* EXERCISE BRIEF: Retype nothing but the lines from the start of the material up to and including the line with "const A_I13_DOX = [3.15, 0.02, 1.23, 1.40, 1.94, 2.93];". Pictures don't belong in the copy.

* DATA EXTRACT:

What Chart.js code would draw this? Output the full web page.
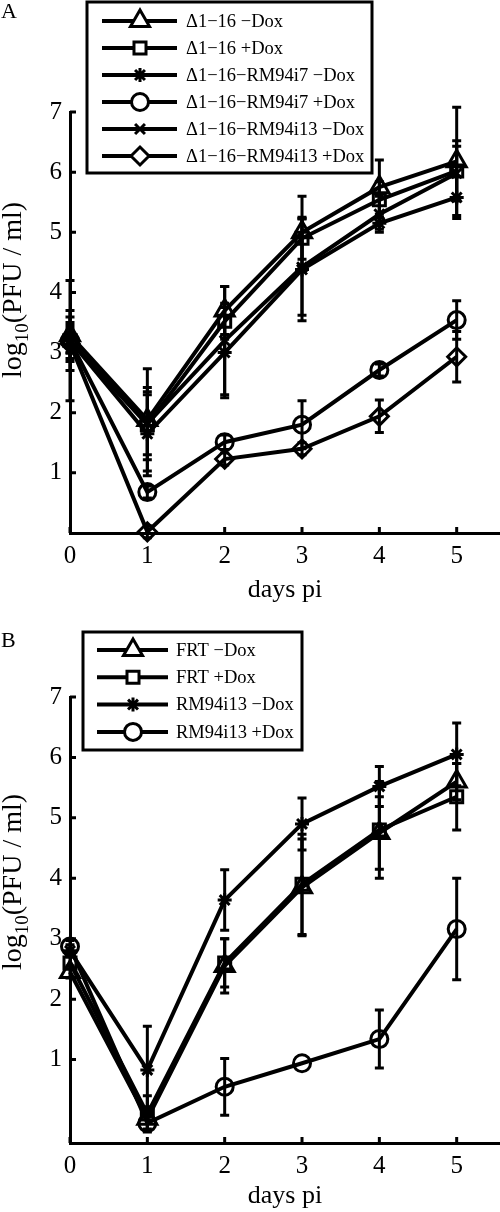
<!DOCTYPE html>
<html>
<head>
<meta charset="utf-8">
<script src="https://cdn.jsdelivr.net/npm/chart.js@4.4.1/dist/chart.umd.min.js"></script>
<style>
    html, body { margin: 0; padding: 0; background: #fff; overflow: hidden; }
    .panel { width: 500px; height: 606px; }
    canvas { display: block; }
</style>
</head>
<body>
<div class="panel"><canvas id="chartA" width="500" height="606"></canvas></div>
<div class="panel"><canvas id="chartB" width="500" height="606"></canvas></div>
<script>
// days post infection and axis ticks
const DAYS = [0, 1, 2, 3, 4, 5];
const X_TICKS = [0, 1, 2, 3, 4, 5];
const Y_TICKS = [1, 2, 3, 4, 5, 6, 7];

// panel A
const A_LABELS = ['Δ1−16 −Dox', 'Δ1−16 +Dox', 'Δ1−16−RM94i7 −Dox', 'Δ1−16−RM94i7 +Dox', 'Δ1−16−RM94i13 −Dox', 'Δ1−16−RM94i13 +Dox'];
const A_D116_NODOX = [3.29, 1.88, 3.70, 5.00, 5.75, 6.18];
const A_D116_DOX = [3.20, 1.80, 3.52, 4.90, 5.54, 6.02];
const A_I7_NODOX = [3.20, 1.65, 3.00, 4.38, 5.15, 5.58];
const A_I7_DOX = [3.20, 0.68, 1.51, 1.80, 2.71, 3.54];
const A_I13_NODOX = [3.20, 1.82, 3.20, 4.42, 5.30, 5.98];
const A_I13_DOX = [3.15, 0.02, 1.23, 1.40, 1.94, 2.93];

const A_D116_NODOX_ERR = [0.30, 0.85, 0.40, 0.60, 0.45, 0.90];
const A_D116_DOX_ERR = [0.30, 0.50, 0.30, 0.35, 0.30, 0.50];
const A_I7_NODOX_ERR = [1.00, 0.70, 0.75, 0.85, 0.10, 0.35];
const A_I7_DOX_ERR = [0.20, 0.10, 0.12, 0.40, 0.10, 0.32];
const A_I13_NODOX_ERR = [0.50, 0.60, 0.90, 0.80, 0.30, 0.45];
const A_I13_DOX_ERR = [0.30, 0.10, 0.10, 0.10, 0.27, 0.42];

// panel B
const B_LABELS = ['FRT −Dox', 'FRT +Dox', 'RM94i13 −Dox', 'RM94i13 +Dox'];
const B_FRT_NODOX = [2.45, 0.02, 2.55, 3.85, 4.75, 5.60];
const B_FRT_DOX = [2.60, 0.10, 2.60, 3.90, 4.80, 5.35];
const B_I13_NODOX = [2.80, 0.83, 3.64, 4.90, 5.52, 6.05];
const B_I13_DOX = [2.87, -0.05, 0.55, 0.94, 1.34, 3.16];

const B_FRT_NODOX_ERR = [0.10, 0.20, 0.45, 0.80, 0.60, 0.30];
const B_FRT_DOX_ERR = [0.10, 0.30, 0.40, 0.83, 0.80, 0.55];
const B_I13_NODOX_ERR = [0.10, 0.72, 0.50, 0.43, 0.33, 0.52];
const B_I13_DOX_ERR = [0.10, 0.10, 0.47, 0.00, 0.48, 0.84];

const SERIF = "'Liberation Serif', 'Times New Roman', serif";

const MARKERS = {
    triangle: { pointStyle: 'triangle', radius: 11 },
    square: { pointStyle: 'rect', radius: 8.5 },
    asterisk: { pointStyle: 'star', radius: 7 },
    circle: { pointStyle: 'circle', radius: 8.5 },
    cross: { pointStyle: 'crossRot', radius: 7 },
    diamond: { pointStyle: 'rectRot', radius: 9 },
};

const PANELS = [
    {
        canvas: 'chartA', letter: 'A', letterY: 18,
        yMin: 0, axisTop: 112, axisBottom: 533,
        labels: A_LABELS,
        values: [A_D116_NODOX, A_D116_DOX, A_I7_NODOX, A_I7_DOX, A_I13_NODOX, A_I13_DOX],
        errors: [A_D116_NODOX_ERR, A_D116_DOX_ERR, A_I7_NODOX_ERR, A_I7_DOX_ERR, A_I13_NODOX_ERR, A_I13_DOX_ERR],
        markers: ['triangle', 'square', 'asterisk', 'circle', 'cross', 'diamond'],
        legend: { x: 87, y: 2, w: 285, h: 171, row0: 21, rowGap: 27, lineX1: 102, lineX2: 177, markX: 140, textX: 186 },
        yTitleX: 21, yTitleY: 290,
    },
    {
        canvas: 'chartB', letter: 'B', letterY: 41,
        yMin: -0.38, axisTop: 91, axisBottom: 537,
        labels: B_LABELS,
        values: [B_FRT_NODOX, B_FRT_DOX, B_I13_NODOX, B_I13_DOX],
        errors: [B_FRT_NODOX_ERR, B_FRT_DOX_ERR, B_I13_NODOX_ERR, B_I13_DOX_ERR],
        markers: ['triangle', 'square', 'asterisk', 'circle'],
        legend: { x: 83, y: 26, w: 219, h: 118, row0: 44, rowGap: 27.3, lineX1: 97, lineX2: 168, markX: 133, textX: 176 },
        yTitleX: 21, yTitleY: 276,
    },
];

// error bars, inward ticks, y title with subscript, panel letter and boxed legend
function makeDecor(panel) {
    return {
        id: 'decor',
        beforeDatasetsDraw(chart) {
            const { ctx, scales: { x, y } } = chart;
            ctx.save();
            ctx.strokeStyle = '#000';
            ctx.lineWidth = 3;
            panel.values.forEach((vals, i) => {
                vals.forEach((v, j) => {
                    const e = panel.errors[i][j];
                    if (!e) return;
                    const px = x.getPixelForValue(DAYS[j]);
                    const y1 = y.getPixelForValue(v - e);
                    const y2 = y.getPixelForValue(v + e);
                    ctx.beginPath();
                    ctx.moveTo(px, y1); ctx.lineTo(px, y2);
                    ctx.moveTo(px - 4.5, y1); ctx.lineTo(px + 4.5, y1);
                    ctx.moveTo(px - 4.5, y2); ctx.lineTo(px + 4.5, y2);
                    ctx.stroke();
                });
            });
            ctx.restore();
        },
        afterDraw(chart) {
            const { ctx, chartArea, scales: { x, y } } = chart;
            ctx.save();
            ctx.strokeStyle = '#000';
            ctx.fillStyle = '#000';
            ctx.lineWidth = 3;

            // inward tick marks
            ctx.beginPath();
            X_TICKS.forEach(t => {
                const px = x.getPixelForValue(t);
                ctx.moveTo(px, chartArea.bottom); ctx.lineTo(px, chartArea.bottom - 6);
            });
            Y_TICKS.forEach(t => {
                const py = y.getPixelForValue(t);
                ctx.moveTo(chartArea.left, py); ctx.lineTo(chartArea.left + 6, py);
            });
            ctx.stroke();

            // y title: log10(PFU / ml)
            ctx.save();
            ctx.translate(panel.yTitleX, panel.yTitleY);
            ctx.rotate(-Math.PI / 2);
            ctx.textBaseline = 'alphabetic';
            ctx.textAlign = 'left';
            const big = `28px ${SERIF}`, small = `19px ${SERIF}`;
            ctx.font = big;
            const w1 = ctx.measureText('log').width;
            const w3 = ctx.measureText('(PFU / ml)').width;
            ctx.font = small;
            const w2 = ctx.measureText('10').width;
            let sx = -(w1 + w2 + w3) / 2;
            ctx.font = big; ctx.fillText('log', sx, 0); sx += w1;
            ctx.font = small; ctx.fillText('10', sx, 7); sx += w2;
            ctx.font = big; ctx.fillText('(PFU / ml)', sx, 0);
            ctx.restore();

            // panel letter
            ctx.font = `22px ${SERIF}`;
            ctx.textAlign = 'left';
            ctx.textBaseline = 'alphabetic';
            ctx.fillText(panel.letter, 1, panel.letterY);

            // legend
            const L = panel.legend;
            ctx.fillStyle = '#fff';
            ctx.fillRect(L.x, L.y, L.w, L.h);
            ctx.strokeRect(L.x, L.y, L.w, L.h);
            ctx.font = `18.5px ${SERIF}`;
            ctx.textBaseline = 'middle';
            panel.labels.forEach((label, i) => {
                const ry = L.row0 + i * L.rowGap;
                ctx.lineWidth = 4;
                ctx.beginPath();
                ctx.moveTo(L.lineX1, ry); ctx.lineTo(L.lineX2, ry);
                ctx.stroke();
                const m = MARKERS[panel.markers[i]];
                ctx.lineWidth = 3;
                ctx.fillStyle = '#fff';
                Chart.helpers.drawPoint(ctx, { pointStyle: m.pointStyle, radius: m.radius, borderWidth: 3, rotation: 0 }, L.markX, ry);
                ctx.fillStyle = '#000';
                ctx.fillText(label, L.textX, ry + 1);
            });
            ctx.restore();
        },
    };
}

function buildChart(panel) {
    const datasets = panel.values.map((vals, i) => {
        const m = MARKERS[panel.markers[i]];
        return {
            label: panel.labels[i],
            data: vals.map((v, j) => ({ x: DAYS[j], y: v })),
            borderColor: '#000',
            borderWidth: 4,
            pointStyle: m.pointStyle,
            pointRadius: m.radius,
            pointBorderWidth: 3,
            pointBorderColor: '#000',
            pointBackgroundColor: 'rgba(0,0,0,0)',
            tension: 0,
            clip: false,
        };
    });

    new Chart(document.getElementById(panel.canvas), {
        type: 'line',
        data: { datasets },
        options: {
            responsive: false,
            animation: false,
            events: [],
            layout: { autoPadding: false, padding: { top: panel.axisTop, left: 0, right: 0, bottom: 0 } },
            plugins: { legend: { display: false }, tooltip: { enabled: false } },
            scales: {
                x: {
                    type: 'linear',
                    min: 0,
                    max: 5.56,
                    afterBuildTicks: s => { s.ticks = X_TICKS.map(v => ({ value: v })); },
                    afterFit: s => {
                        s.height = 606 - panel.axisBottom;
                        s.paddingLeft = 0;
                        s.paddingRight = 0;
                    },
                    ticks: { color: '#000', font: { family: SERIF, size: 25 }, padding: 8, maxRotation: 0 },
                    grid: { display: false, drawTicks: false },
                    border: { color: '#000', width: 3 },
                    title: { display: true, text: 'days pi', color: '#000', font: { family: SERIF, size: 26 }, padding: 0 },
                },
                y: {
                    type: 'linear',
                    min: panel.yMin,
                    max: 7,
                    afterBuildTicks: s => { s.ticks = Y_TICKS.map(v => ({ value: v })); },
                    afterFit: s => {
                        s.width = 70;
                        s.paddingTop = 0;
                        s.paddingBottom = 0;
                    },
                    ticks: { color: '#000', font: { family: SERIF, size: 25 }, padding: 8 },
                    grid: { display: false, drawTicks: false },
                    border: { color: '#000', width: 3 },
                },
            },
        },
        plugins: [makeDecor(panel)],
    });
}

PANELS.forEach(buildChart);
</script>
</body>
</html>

* REPLY:
What Chart.js code would draw this? Output the full web page.
<!DOCTYPE html>
<html>
<head>
<meta charset="utf-8">
<script src="https://cdn.jsdelivr.net/npm/chart.js@4.4.1/dist/chart.umd.min.js"></script>
<style>
    html, body { margin: 0; padding: 0; background: #fff; overflow: hidden; }
    .panel { width: 500px; height: 606px; }
    canvas { display: block; }
</style>
</head>
<body>
<div class="panel"><canvas id="chartA" width="500" height="606"></canvas></div>
<div class="panel"><canvas id="chartB" width="500" height="606"></canvas></div>
<script>
// days post infection and axis ticks
const DAYS = [0, 1, 2, 3, 4, 5];
const X_TICKS = [0, 1, 2, 3, 4, 5];
const Y_TICKS = [1, 2, 3, 4, 5, 6, 7];

// panel A
const A_LABELS = ['Δ1−16 −Dox', 'Δ1−16 +Dox', 'Δ1−16−RM94i7 −Dox', 'Δ1−16−RM94i7 +Dox', 'Δ1−16−RM94i13 −Dox', 'Δ1−16−RM94i13 +Dox'];
const A_D116_NODOX = [3.29, 1.88, 3.70, 5.00, 5.75, 6.18];
const A_D116_DOX = [3.20, 1.80, 3.52, 4.90, 5.54, 6.02];
const A_I7_NODOX = [3.20, 1.65, 3.00, 4.38, 5.15, 5.58];
const A_I7_DOX = [3.20, 0.68, 1.51, 1.80, 2.71, 3.54];
const A_I13_NODOX = [3.20, 1.82, 3.20, 4.42, 5.30, 5.98];
const A_I13_DOX = [3.15, 0.02, 1.23, 1.40, 1.94, 2.93];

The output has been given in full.